Rail Network Begins to Feel the Pinch of Looming Strike
A shutdown in the freight rail network could choke off as much as 30 percent of America’s cargo shipments, further constricting already frayed supply chains and putting further inflationary pressures on the economy.

Amtrak began canceling long-distance rail services across the country Wednesday in anticipation of a strike by railroad workers that could hobble the economy and create a major headache for Democrats only weeks before the midterm elections in November.
As Labor Secretary Marty Walsh huddled with bosses from both the unions and the freight railroad companies at Washington, Amtrak announced that it would cancel all long-distance train service outside the busy northeast corridor connecting Boston, New York and Washington, D.C. beginning Thursday in anticipation of a work stoppage.
“An interruption could significantly impact intercity passenger rail service, as Amtrak operates almost all of our 21,000 route miles outside the Northeast Corridor (NEC) on track owned, maintained, and dispatched by freight railroads,” the company said. “These initial adjustments include canceling all Long Distance trains and could be followed by impacts to most State-Supported routes.”
Railroad workers and their bosses have been in talks for months in an attempt to avert a strike but appeared no closer to doing so Wednesday than they were when President Biden forced the parties to accept mediation from a Presidential Emergency Board in July. The board imposed a 60-day “cooling off” period during which the unions agreed not to strike, but that period ends on Friday.
Some of the unions have reached agreements with the rail companies, but three others representing some 60,000 workers are still holding out. Those earlier agreements now appear to be falling apart as rank-and-file members reject them.
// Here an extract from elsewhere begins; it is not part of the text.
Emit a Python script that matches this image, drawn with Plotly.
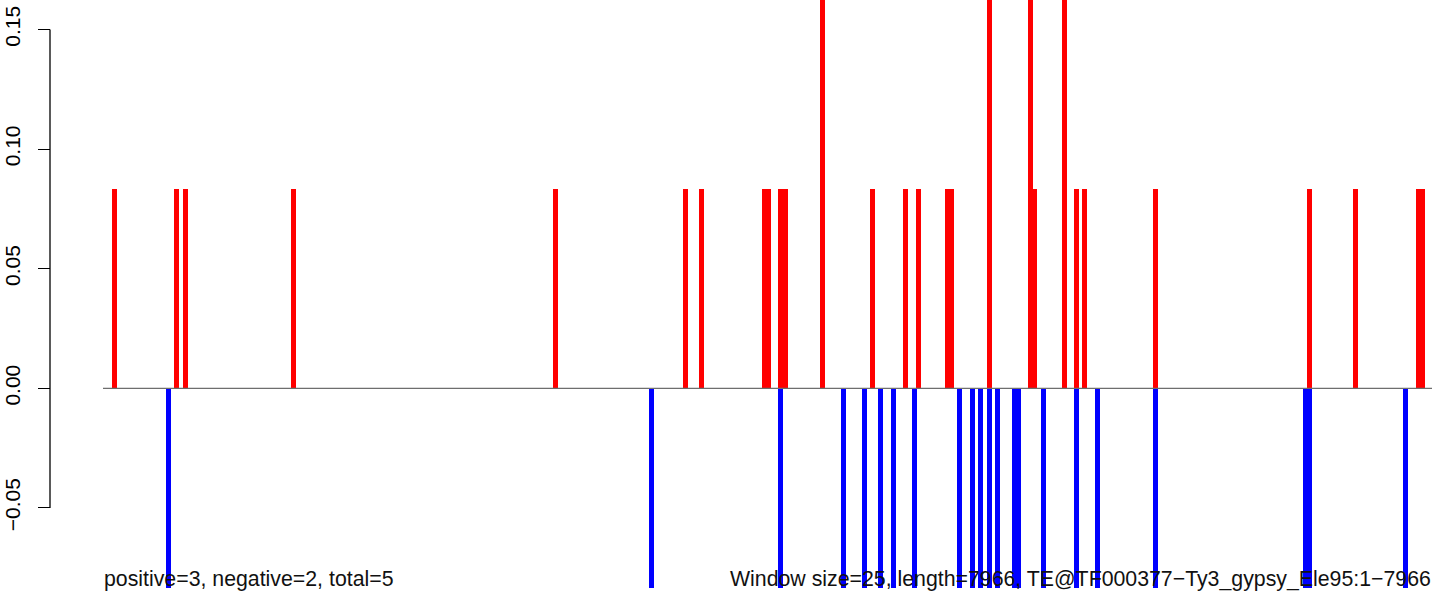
import plotly.graph_objects as go

# window indices (25 bp windows) and values
pos_windows = [2, 17, 19, 45, 108, 139, 143, 158, 159, 162, 163, 172, 184, 192, 195,
               202, 203, 212, 222, 223, 230, 233, 235, 252, 289, 300, 315, 316]
pos_values = [1/12, 1/12, 1/12, 1/12, 1/12, 1/12, 1/12, 1/12, 1/12, 1/12, 1/12, 2/12,
              1/12, 1/12, 1/12, 1/12, 1/12, 2/12, 2/12, 1/12, 2/12, 1/12, 1/12, 1/12,
              1/12, 1/12, 1/12, 1/12]
neg_windows = [15, 131, 162, 177, 182, 186, 189, 194, 205, 208, 210, 212, 214, 218, 219,
               225, 233, 238, 252, 288, 289, 312]
neg_values = [-1/12] * len(neg_windows)

y_tick_vals = [-0.05, 0.0, 0.05, 0.10, 0.15]
y_tick_text = ["\u22120.05", "0.00", "0.05", "0.10", "0.15"]

left_label = "positive=3, negative=2, total=5"
right_label = "Window size=25, length=7966, TE@TF000377\u2212Ty3_gypsy_Ele95:1\u22127966"

FONT = "Liberation Sans, Arial, Helvetica, sans-serif"
X_RANGE = [-0.7, 318.3]
Y_RANGE = [-0.0860, 0.16233]
BAR_W = 1.2

fig = go.Figure()
fig.add_trace(go.Bar(x=pos_windows, y=pos_values, width=BAR_W,
                     marker=dict(color="#ff0000", line=dict(width=0)), showlegend=False))
fig.add_trace(go.Bar(x=neg_windows, y=neg_values, width=BAR_W,
                     marker=dict(color="#0000ff", line=dict(width=0)), showlegend=False))

W, H = 1436, 594
ML, MR = 50, 4
plot_w = W - ML - MR
dom0 = (103 - ML) / plot_w

fig.update_layout(
    width=W, height=H,
    margin=dict(l=ML, r=MR, t=0, b=0, pad=0),
    barmode="overlay",
    bargap=0,
    plot_bgcolor="white", paper_bgcolor="white",
    font=dict(family=FONT, size=21, color="black"),
    xaxis=dict(domain=[dom0, 1], range=X_RANGE, visible=False, fixedrange=True),
    yaxis=dict(range=Y_RANGE, anchor="free", position=0, tickmode="array",
               tickvals=y_tick_vals, ticktext=y_tick_text, tickangle=-90,
               ticks="outside", ticklen=12, tickwidth=1.3, tickcolor="black",
               ticklabelstandoff=10,
               showgrid=False, zeroline=False, showline=False, automargin=False,
               tickfont=dict(family=FONT, size=21, color="black")),
    shapes=[
        dict(type="line", xref="paper", yref="y", x0=0, x1=0, y0=-0.05, y1=0.15,
             line=dict(color="black", width=1.3)),
        dict(type="line", xref="x", yref="y", x0=X_RANGE[0], x1=X_RANGE[1], y0=0, y1=0,
             line=dict(color="#6e6e6e", width=1.3), layer="above"),
    ],
    annotations=[
        dict(text=left_label, xref="x", yref="y", x=X_RANGE[0], y=-0.0797,
             xanchor="left", yanchor="middle", showarrow=False, borderpad=0,
             font=dict(family=FONT, size=21.3, color="#111111")),
        dict(text=right_label, xref="x", yref="y", x=X_RANGE[1], y=-0.0797,
             xanchor="right", yanchor="middle", showarrow=False, borderpad=0,
             font=dict(family=FONT, size=21.3, color="#111111")),
    ],
)

fig.write_html(
    "out.html",
    config={"displayModeBar": False},
    post_script="document.body.style.margin='0';document.body.style.padding='0';"
                "document.body.style.overflow='hidden';",
)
The members of a union representing machinists voted Wednesday to reject one of the deals negotiated by the union leaders and authorize a strike, but they agreed to refrain from walking off the job until September 29 at the earliest in order to allow other unions to vote on their respective agreements.
Congressional Republicans on Wednesday chastised Mr. Biden, who vowed to be the most “pro-union president you’ve ever seen” shortly after taking office, for not pressuring the unions to accept offers teed up by the rail company bosses.
“The looming railroad strike is just another example of this admin’s inability to act when it matters,” Tennessee Republican Senator Blackburn tweeted Wednesday. “Biden’s failures surrounding our supply chain continue to pile up & many should question why the self-proclaimed ‘most pro-union president’ couldn’t deal with this major issue.”
In a sign that Congressional Democrats are not keen to get roped into the dispute, the House transportation and agriculture committees postponed hearings that had been scheduled for Thursday to look into issues facing the rail freight industry.
Senator Sanders, the Vermont independent, was less reticent, however. Taking to the floor of the Senate late Wednesday, he said he would “stand with rail workers as they fight for paid sick leave and improved working conditions from rail companies that made $20 billion in profits last year.”
The White House press secretary, Karine Jean-Pierre, told reporters traveling with the president to Detroit Wednesday that Mr. Biden and other members of his cabinet have been in constant contact with both sides in the dispute in recent days. She rejected pleas from some circles for more strong-armed tactics.
“All parties need to stay at the table, bargain in good faith to resolve outstanding issues, and come to an agreement,” Ms. Jean-Pierre said. “This is an issue that can and should be worked out between the rail companies and the unions — not by Congress.”
A widespread strike would be the first serious work stoppage on the nation’s freight railroads in more than three decades. During the last one, in 1991, Congress forced a resolution to the one-day walkout using authority granted to it under the Railway Labor Act.
The impasse between workers and the rail companies isn’t over wages. Most of the unions have agreed to a 24 percent wage increase over five years and one-time bonuses of up to $5,000. Holdouts among the industry’s engineers and conductors say they want an end to attendance policies that keep them on call for extended periods and don’t allow for flexible time off or sick leave.
A shutdown in the freight rail network could choke off as much as 30 percent of America’s cargo shipments, further constricting already frayed supply chains and putting further inflationary pressures on the economy. A railroad industry association has estimated that a strike could cost the U.S. economy as much as $2 billion a day.